Yine bu hafta  Berkin Elvan'ın ailesi İçişleri Bakanlığı'na tazminat talepli 12 sayfalık bir dilekçe sundu. Dilekçede devletin yaşattığı zulmün ve o zulüm üzerinden de devletin ta kendisinin tarifi şöyle yapılıyordu:  "Devlet bir yandan öldürmeme yükümlülüğünü ihlal ederken, öbür yandan öldürülmemesi için gereken ortamı da ortadan kaldırmıştır. Ölüm bizzat polislerin atmış olduğu gaz fişeğinden meydana gelmiş olmasına rağmen, devletin Anayasa'da düzenlenen haklar ve uluslararası sözleşmelerdeki taahhütleri dikkate alındığında, kusursuz sorumluluğunun da olduğu açıktır.  Olayda hem ihmal hem hizmet kusuru hem de kusursuz sorumluluk vardır. Berkin'in öldürülmesinden sorumlu polislerin fotoğrafları bellidir. İdare, sorumluluğundaki personelin ismini savcılığa vermemektedir."

Yine bu hafta Eskişehir’de Ali İsmail Korkmaz'ı döverek ölümüne yol açan polis memuru Mevlüt Saldoğan, aynı gece Tevfik Caner Ertay adlı bir başka gence işkence ederek, aracının bagajında dolaştırdığı iddiası kapsamında ifade vererek o gecede dahli olan üç amirinin ismini verdi. Ertay’ın bindirildiği aracın da Korkmaz’ın başına ve göğsüne tekme atarak ölümüne yol açan polis Saldoğan’a zimmetli olduğu ortaya çıkmıştı.
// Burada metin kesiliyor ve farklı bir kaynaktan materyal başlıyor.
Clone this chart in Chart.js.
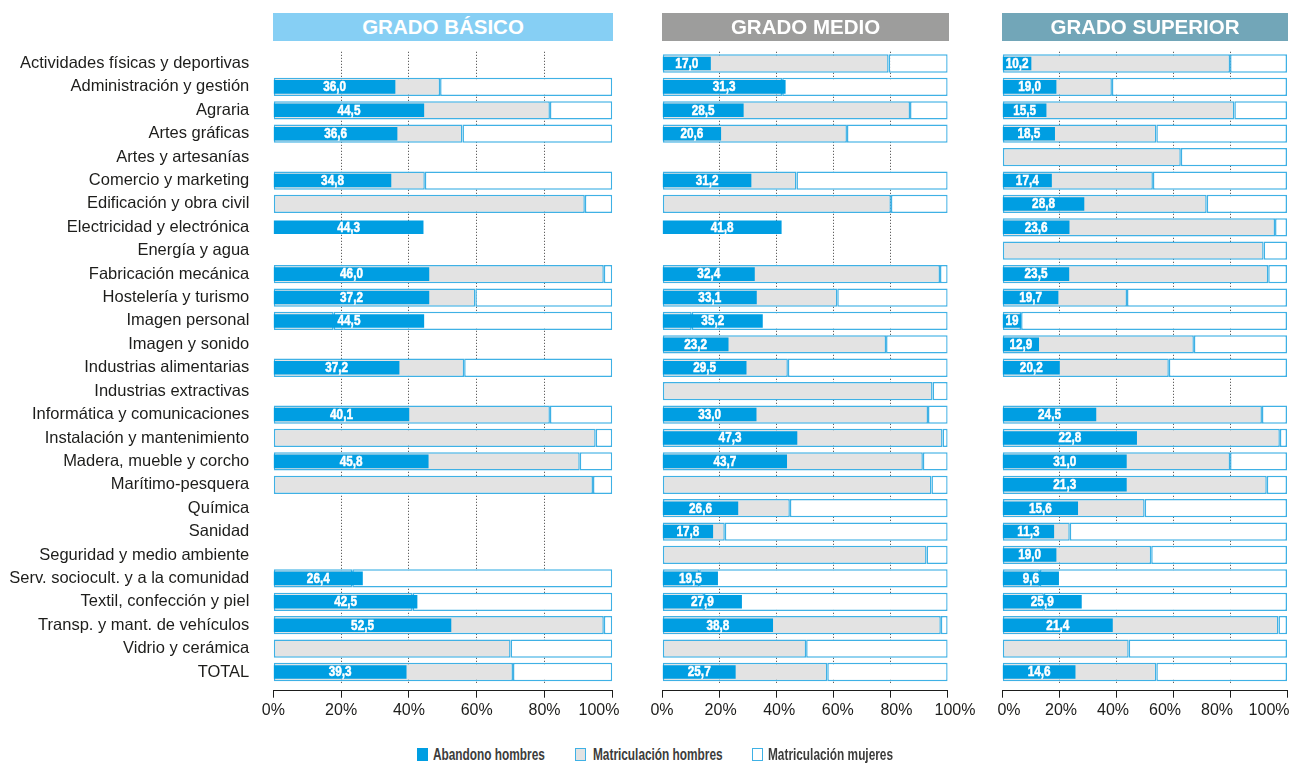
<!DOCTYPE html>
<html><head><meta charset="utf-8">
<script src="https://cdn.jsdelivr.net/npm/chart.js@4.4.1/dist/chart.umd.min.js"></script>
<style>
html,body{margin:0;padding:0;background:#fff;width:1289px;height:763px;overflow:hidden;position:relative;font-family:"Liberation Sans",Arial,sans-serif;}
.title{position:absolute;top:13px;height:28px;color:#fff;font-weight:bold;font-size:20.5px;line-height:28px;text-align:center;z-index:2;}
canvas{position:absolute;top:0;}
.lg-box{position:absolute;top:748px;width:11px;height:13px;box-sizing:border-box;}
.lg-txt{position:absolute;top:744px;font-family:"Liberation Sans",Arial,sans-serif;font-weight:bold;font-size:16px;line-height:22px;color:#3c3c3b;white-space:nowrap;transform:scaleX(0.74);transform-origin:0 50%;}
</style></head><body>
<div class="title" style="left:273px;width:340px;background:#86cff4;">GRADO BÁSICO</div>
<div class="title" style="left:662px;width:287px;background:#9d9d9c;">GRADO MEDIO</div>
<div class="title" style="left:1002px;width:286px;background:#72a6b8;">GRADO SUPERIOR</div>
<canvas id="c1" width="660" height="735" style="left:0px;"></canvas>
<canvas id="c2" width="360" height="735" style="left:640px;"></canvas>
<canvas id="c3" width="340" height="735" style="left:980px;"></canvas>
<div class="lg-box" style="left:417px;background:#009ee2;"></div>
<div class="lg-txt" style="left:433px;">Abandono hombres</div>
<div class="lg-box" style="left:575px;background:#e3e3e3;border:1.5px solid #3fb1e5;"></div>
<div class="lg-txt" style="left:593px;">Matriculación hombres</div>
<div class="lg-box" style="left:752px;background:#fff;border:1.5px solid #3fb1e5;"></div>
<div class="lg-txt" style="left:768px;">Matriculación mujeres</div>
<script>
const categories = [
  "Actividades físicas y deportivas","Administración y gestión","Agraria","Artes gráficas",
  "Artes y artesanías","Comercio y marketing","Edificación y obra civil","Electricidad y electrónica",
  "Energía y agua","Fabricación mecánica","Hostelería y turismo","Imagen personal","Imagen y sonido",
  "Industrias alimentarias","Industrias extractivas","Informática y comunicaciones",
  "Instalación y mantenimiento","Madera, mueble y corcho","Marítimo-pesquera","Química","Sanidad",
  "Seguridad y medio ambiente","Serv. sociocult. y a la comunidad","Textil, confección y piel",
  "Transp. y mant. de vehículos","Vidrio y cerámica","TOTAL"
];
const tickValues = [0, 20, 40, 60, 80, 100];
const tickLabels = ["0%", "20%", "40%", "60%", "80%", "100%"];
// the printed "100%" of the first panel sits left of its tick
const tickLabelsBasico = ["0%", "20%", "40%", "60%", "80%", "100%      "];

// GRADO BÁSICO
const basicoAbandono = [null,36.0,44.5,36.6,null,34.8,null,44.3,null,46.0,46.0,44.5,null,37.2,null,40.1,null,45.8,null,null,null,null,26.4,42.5,52.5,null,39.3];
const basicoEtiquetas = [null,"36,0","44,5","36,6",null,"34,8",null,"44,3",null,"46,0","37,2","44,5",null,"37,2",null,"40,1",null,"45,8",null,null,null,null,"26,4","42,5","52,5",null,"39,3"];
const basicoHombres = [null,49.2,81.6,55.8,null,44.7,91.9,null,null,97.5,59.6,17.8,null,56.3,null,81.6,95.1,90.4,94.3,null,null,null,23.3,41.1,97.5,70.0,70.7];
const basicoMujeres = [null,50.8,18.4,44.2,null,55.3,8.1,null,null,2.5,40.4,82.2,null,43.7,null,18.4,4.9,9.6,5.7,null,null,null,76.7,58.9,2.5,30.0,29.3];

// GRADO MEDIO
const medioAbandono = [17.0,43.2,28.5,20.6,null,31.2,null,41.8,null,32.4,33.1,35.2,23.2,29.5,null,33.0,47.3,43.7,null,26.6,17.8,null,19.5,27.9,38.8,null,25.7];
const medioEtiquetas = ["17,0","31,3","28,5","20,6",null,"31,2",null,"41,8",null,"32,4","33,1","35,2","23,2","29,5",null,"33,0","47,3","43,7",null,"26,6","17,8",null,"19,5","27,9","38,8",null,"25,7"];
const medioHombres = [79.3,42.0,86.8,64.7,null,47.0,80.1,null,null,97.3,61.3,10.3,78.4,44.0,94.7,93.1,98.2,91.3,94.3,44.7,21.9,92.6,12.9,14.6,97.6,50.4,57.8];
const medioMujeres = [20.7,58.0,13.2,35.3,null,53.0,19.9,null,null,2.7,38.7,89.7,21.6,56.0,5.3,6.9,1.8,8.7,5.7,55.3,78.1,7.4,87.1,85.4,2.4,49.6,42.2];

// GRADO SUPERIOR
const superiorAbandono = [10.2,19.0,15.5,18.5,null,17.4,28.8,23.6,null,23.5,19.7,6.6,12.9,20.2,null,33.0,47.3,43.7,43.7,26.6,18.2,19.0,19.9,27.9,38.8,null,25.7];
const superiorEtiquetas = ["10,2","19,0","15,5","18,5",null,"17,4","28,8","23,6",null,"23,5","19,7","19","12,9","20,2",null,"24,5","22,8","31,0","21,3","15,6","11,3","19,0","9,6","25,9","21,4",null,"14,6"];
const superiorHombres = [80.0,38.5,81.5,54.1,62.7,52.9,71.8,95.8,91.8,93.4,43.8,6.6,67.3,58.5,null,91.2,97.5,80.0,92.9,50.0,23.7,52.3,13.2,14.6,97.0,44.4,54.1];
const superiorMujeres = [20.0,61.5,18.5,45.9,37.3,47.1,28.2,4.2,8.2,6.6,56.2,93.4,32.7,41.5,null,8.8,2.5,20.0,7.1,50.0,76.3,47.7,86.8,85.4,3.0,55.6,45.9];

const BLUE = '#009ee2';
const GREY = '#e3e3e3';
const FRAME = '#3fb1e5';
const INK = '#1d1d1b';
const FONT = '"Liberation Sans", Arial, sans-serif';

function makePanel(id, abandono, etiquetas, hombres, mujeres, opts) {
  const labelPlugin = {
    id: 'barLabels' + id,
    afterDatasetsDraw(chart) {
      const c = chart.ctx;
      const meta = chart.getDatasetMeta(0);
      meta.data.forEach((bar, i) => {
        const t = etiquetas[i];
        if (t == null || abandono[i] == null) return;
        c.save();
        c.font = 'bold 14px ' + FONT;
        c.fillStyle = '#ffffff';
        c.strokeStyle = '#ffffff';
        c.lineWidth = 0.5;
        c.textAlign = 'center';
        c.textBaseline = 'middle';
        c.translate((bar.x + bar.base) / 2, bar.y + 0.5);
        c.scale(0.84, 1);
        c.fillText(t, 0, 0);
        c.strokeText(t, 0, 0);
        c.restore();
      });
    }
  };
  const forceTicks = s => { s.ticks = tickValues.map(v => ({value: v})); };
  return new Chart(document.getElementById(id), {
    type: 'bar',
    data: {
      labels: categories,
      datasets: [
        {label: 'Abandono hombres', data: abandono, backgroundColor: BLUE, borderWidth: 0,
         barPercentage: 0.58, categoryPercentage: 1, stack: 'a', grouped: false},
        {label: 'Matriculación hombres', data: hombres, backgroundColor: GREY, borderColor: FRAME,
         borderWidth: 1.5, borderSkipped: false, barPercentage: 0.78, categoryPercentage: 1, stack: 'm', grouped: false},
        {label: 'Matriculación mujeres', data: mujeres, backgroundColor: '#ffffff', borderColor: FRAME,
         borderWidth: 1.5, borderSkipped: false, barPercentage: 0.78, categoryPercentage: 1, stack: 'm', grouped: false}
      ]
    },
    options: {
      indexAxis: 'y',
      responsive: false,
      animation: false,
      events: [],
      layout: {padding: {top: 51.8, bottom: 10.7, left: opts.padLeft, right: opts.padRight}},
      plugins: {legend: {display: false}, tooltip: {enabled: false}},
      scales: {
        // value scale: dotted grid on top of the bars
        x: {
          type: 'linear', position: 'bottom', weight: 0, stacked: true, min: 0, max: 100, z: 1,
          afterBuildTicks: forceTicks,
          ticks: {display: false},
          grid: {
            drawOnChartArea: true, drawTicks: true, tickLength: 7, tickColor: 'rgba(0,0,0,0)',
            color: c => (c.tick && c.tick.value > 0 && c.tick.value < 100) ? '#3a3a3a' : 'rgba(0,0,0,0)',
            lineWidth: 1
          },
          border: {display: false, dash: [1, 2]}
        },
        // axis line with tick marks, a little below the bars
        xAxisLine: {
          type: 'linear', position: 'bottom', weight: 1, min: 0, max: 100,
          afterBuildTicks: forceTicks,
          ticks: {display: false},
          grid: {drawOnChartArea: false, drawTicks: true, tickLength: 7, tickColor: INK, lineWidth: 1},
          border: {display: true, color: INK, width: 1}
        },
        // printed tick labels
        xLabels: {
          type: 'linear', position: 'bottom', weight: 2, min: opts.labMin, max: opts.labMax,
          afterBuildTicks: forceTicks,
          ticks: {
            callback: (v, i) => opts.labels[i],
            font: {family: FONT, size: 16}, color: INK, padding: 3.7, maxRotation: 0, autoSkip: false
          },
          grid: {display: false, drawOnChartArea: false, drawTicks: false},
          border: {display: false}
        },
        y: {
          type: 'category', display: opts.showLabels,
          afterFit: s => { if (opts.showLabels) s.width = opts.yWidth; },
          grid: {display: false, drawTicks: false},
          border: {display: false},
          ticks: {font: {family: FONT, size: 16.5}, color: INK, padding: 24, autoSkip: false}
        }
      }
    },
    plugins: [labelPlugin]
  });
}

makePanel('c1', basicoAbandono, basicoEtiquetas, basicoHombres, basicoMujeres,
  {padLeft: 0, padRight: 47.7, showLabels: true, yWidth: 273.3, labMin: 0, labMax: 100, labels: tickLabelsBasico});
makePanel('c2', medioAbandono, medioEtiquetas, medioHombres, medioMujeres,
  {padLeft: 22.3, padRight: 52.3, showLabels: false, labMin: 0.1, labMax: 97.5, labels: tickLabels});
makePanel('c3', superiorAbandono, superiorEtiquetas, superiorHombres, superiorMujeres,
  {padLeft: 22.3, padRight: 33, showLabels: false, labMin: -2.58, labMax: 106.9, labels: tickLabels});
</script>
</body></html>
Yine değişmez bir klasik olarak ‘bilmiyorum’ ve ‘hatırlamıyorum’lar havada uçuştu.  Saldoğan, “Müdürlerimiz aracı durdurdu. Ben direksiyondaydım. Aracın arka kapısı açıldı. Ancak kimin açtığını bilmiyorum… Müdürlerimizin vurduğunu görmedim. Sadece vurma girişimi oldu” derken, müdürlerden de  “Benim tahminime göre şahsı gözaltı otobüslerine götürmek için araç kapısı açılmıştı. Kimin açtığını hatırlamıyorum. Darp etmeye yönelik hamlem olmadı. Gözaltı talimatını kimin verdiğini bilmiyorum” ve  “Araçta yaralı bir şahıs vardı. Şahsın hastaneye götürülmesi yönünde talimat vermiş olabiliriz. Ancak bu şahsa vurmamız gibi bir durum olmamıştır” şeklinde ifadeler geldi.

Yine bu hafta iç savaş misali erkek şiddetiyle katledilen bir kadın daha belleğimize, isyanımızla kazındı. İki ay önce evlendiği eşini boğarak öldüren Sedat Aydın’ın cesedin kokmaması için etrafına naftalin serptiği, şişmemesi içinde üzerine bıçak bıraktığı öğrenildi.

Türkçenin güzel deyimlerinden biridir: “Balık kokarsa tuzlanır. Ya tuz kokarsa…” Tuz kokarsa işte naftalinden medet umulur. Lakin nafile bir çabadır bu. Tuz kokarsa artık kaybedecek hiçbir şeyin kalmamıştır. Kapıları camları kırmak ve açık havaya haykırmak gerekir: “Tuz koktu, duymuyor musunuz?”  Tuz kokarsa nefes kalmaz. Hepimizin derin derin iç çekmesi bundandır.